Issue 74

From Warsaw to Copenhagen

The EU’s Eastern Partnership celebrated its two years birthday at the recent Summit in Warsaw. The timing of the Summit wasn’t optimal with the EU looking more to the Arab Spring in the South and inward to the debt crises. Although the Summit hardly will go down in history, the EU and its partners could look back at some achievements during the first period of the Partnership:

– A new institutional framework for the EU’s relations with the partners to the East has been established – and works. Dialogue and cooperation comprise several levels: Governmental, parliamentary, civil society and local.

– Negotiations on an Association Agreement (AA) with the Ukraine comprising a Deep and Comprehensive Free Trade Area (DCFTA) are very close to be finalized – but await the outcome of the trial against former premier Tymashenko.

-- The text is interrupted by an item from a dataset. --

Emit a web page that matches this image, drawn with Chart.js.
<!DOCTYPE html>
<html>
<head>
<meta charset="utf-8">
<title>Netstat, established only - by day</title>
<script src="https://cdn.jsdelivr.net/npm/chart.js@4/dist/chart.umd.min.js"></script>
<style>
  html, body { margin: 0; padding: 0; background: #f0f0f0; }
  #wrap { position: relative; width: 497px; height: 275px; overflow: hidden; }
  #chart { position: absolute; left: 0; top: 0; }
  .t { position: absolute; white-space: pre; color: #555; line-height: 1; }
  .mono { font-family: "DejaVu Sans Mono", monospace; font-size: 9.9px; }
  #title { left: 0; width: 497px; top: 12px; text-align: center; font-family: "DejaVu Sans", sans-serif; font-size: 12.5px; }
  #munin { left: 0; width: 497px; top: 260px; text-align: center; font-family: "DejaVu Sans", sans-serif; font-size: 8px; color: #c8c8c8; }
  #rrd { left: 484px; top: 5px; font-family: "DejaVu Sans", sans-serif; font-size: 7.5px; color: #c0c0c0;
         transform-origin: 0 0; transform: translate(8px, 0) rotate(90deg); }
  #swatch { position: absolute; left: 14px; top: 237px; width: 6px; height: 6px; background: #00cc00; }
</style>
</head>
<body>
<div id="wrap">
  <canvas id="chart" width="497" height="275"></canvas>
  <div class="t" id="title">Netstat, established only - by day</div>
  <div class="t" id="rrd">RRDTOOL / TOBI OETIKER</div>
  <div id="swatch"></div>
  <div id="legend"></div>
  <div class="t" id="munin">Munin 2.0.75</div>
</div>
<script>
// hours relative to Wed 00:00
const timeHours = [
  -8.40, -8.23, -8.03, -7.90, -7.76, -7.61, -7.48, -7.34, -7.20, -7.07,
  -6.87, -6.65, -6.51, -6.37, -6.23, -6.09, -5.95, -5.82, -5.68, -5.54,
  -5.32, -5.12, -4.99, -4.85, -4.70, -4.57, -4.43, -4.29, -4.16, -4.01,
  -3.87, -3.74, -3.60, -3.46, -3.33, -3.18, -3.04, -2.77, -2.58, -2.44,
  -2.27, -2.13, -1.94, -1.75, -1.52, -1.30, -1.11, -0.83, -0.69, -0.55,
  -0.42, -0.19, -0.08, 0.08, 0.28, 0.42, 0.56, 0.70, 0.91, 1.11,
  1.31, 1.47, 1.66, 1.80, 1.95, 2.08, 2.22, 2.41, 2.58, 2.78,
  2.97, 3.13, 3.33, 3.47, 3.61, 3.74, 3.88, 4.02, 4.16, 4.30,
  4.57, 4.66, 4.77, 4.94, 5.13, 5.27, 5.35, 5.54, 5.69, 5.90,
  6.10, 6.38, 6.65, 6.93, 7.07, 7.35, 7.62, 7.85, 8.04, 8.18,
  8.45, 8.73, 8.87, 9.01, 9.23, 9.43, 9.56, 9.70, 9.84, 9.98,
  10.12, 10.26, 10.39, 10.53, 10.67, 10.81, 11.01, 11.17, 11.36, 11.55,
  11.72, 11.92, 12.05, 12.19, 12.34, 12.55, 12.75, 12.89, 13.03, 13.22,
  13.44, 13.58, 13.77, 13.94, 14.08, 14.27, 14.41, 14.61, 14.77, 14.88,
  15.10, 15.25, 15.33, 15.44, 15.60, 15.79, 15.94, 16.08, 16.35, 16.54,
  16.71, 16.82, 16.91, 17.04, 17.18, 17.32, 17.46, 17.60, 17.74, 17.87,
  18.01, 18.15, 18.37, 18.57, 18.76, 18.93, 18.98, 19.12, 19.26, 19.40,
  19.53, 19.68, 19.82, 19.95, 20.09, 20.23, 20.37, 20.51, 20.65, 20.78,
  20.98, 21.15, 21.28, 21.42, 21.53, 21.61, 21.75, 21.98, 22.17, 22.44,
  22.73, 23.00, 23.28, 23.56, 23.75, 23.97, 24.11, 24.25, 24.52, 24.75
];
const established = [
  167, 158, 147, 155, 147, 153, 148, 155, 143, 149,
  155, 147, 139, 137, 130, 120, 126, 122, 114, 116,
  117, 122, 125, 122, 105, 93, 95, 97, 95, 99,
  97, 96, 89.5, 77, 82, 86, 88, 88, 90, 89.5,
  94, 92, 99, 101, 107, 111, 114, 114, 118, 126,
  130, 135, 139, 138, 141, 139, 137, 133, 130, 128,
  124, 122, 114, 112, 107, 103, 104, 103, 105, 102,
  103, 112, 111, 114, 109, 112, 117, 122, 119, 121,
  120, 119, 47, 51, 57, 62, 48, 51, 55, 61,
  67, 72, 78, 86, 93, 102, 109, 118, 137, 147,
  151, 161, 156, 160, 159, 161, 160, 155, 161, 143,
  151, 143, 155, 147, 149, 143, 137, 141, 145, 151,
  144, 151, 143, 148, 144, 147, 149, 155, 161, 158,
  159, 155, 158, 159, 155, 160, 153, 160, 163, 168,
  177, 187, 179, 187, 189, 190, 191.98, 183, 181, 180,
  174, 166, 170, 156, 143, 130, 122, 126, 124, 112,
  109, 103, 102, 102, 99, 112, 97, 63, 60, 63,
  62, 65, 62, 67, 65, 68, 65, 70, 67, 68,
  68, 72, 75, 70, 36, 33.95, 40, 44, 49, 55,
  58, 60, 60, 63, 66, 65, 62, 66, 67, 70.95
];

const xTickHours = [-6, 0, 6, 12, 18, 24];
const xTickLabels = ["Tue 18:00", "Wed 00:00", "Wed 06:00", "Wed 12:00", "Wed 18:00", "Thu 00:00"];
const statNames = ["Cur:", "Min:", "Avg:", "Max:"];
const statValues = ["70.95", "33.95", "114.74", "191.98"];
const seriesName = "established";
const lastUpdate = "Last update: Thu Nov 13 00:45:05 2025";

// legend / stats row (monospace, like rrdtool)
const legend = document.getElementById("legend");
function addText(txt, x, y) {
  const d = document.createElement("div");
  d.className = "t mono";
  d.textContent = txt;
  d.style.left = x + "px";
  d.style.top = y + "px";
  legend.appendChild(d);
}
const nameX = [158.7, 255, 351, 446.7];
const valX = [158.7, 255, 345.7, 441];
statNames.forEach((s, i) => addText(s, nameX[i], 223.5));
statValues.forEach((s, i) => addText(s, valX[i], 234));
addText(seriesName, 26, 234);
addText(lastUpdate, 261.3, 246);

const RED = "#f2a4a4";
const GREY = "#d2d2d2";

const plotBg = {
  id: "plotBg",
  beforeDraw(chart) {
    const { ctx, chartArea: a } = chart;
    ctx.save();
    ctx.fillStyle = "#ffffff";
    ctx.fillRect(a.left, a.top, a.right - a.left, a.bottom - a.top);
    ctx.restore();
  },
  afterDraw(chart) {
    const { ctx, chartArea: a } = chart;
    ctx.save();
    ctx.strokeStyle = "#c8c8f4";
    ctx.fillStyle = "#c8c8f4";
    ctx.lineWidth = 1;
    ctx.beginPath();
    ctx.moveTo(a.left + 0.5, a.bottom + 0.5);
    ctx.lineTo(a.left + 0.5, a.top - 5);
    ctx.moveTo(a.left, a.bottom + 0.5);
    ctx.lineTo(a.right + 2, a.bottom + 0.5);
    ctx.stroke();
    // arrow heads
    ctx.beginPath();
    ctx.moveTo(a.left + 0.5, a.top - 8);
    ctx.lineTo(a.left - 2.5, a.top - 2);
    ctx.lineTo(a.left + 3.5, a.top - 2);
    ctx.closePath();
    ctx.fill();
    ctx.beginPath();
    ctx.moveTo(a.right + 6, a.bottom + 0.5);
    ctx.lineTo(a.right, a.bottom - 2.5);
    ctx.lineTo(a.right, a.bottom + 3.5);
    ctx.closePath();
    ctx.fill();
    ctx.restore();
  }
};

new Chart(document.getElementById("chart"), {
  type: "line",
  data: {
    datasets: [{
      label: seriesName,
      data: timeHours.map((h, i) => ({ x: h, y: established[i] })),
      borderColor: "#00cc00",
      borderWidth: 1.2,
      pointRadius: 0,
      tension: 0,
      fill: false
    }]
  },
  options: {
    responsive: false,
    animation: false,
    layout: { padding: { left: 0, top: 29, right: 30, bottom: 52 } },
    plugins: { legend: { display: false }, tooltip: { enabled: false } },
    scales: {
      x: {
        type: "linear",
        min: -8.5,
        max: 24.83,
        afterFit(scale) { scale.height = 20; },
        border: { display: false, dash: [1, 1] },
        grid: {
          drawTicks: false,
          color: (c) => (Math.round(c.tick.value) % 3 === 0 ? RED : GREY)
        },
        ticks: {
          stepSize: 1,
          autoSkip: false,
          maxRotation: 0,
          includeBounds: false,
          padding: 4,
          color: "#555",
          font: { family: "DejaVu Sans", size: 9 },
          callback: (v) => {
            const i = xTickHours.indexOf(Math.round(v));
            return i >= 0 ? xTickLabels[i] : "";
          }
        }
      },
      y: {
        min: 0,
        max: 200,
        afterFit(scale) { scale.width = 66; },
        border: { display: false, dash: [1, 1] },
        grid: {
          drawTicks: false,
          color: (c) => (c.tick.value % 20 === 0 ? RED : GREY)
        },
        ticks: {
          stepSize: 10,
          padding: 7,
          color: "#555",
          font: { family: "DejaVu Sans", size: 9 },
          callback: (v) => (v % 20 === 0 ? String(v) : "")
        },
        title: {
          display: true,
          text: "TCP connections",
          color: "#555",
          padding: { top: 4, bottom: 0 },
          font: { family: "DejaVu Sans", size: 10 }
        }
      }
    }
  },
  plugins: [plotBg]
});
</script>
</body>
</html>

– Negotiations on new AAs with Moldova, Azerbaijan, Armenia and Georgia have been commenced.

– The Civil Society Forum has been established and has taken up its important work among others resulting in a host of projects initiated.

– New financial resources have been brought about to the partner countries adding up the total assistance to approx. 1.8 billion Euro until 2014.

– Euronest Parliamentary Assembly constituted by members of the European Parliament and parliamentarians from the partner countries has held its first session.

– A Comprehensive Institution Building programme has been initiated with activities within the area of public administration , rule of law and EU regulatory approximation.

– Five flagship projects have been launched in the field of integrated border management, SME’s, energy efficiency, environment protection and civil protection.

– Visa Action Plans with Ukraine and Moldova are being implemented with the aim of visa liberalization. Visa facilitation and readmission agreements are being implemented with Georgia.

– A multilateral framework for cooperation and consultation has been established.

– Moldova and Ukraine have joined the EU Energy Community.

– Trade between the EU and the partner countries has increased during the last two years.

So good progress could be registered in several areas.

But there are shortfalls as well:

– Unfortunately political and economic reforms have not been implemented with the pace, perseverance and consistency as could be wished. Actually backlashes economically and politically have taken place in more partner countries not least in Belarus. The principle of good governance, freedom of media and rule of law remain challenged and the level of corruption still alarmingly high.

– Frozen conflicts in the area have remained frozen with no progress to register.

Prospects for the future

A lot is at stake with regard to the future development of the EU Eastern Partnership. The EU has important strategic interests in developments in its eastern neighbourhood.

It’s in the EU’s interest that the countries are stable, sustainable democracies and have efficient border control to prevent illegal migration and cross border crime. It’s in the EU’s interest to have stable transport of energy and to have well functioning economies as a basis for trade and economic cooperation. And it’s also in the EU’s interest to cooperate on environmental protection and sustainable growth. In brief: It’s in the fundamental interest of the EU to have good neighbours to the East.

The ball presently is in the half of the Eastern Partners. It’s up to the partner countries to demonstrate a genuine interest and will to follow a course of economic and political reform and build sustainable democracies – supported by the means contained in the Partnership. If they do so, they will have qualified themselves for increased EU assistance and engagement.

They are not very likely to obtain a perspective of EU membership in the short and medium term but they could through their deeds contribute to keep the door open and strengthen their position in the long run.

With the “competition” from the South for EU attention and money it’s in the eastern partners best interest to follow a course of reform and democracy. By doing so they will also strengthen the voice and position of those in the EU advocating their cause kicking the ball back in the EU’s half to deliver.

This could eventually make up for a more spectacular out come of the next EU Eastern Partnership Summit in 2013. Perhaps even a more explicit European perspective – for instance in the form of an European Economic Area “East” model!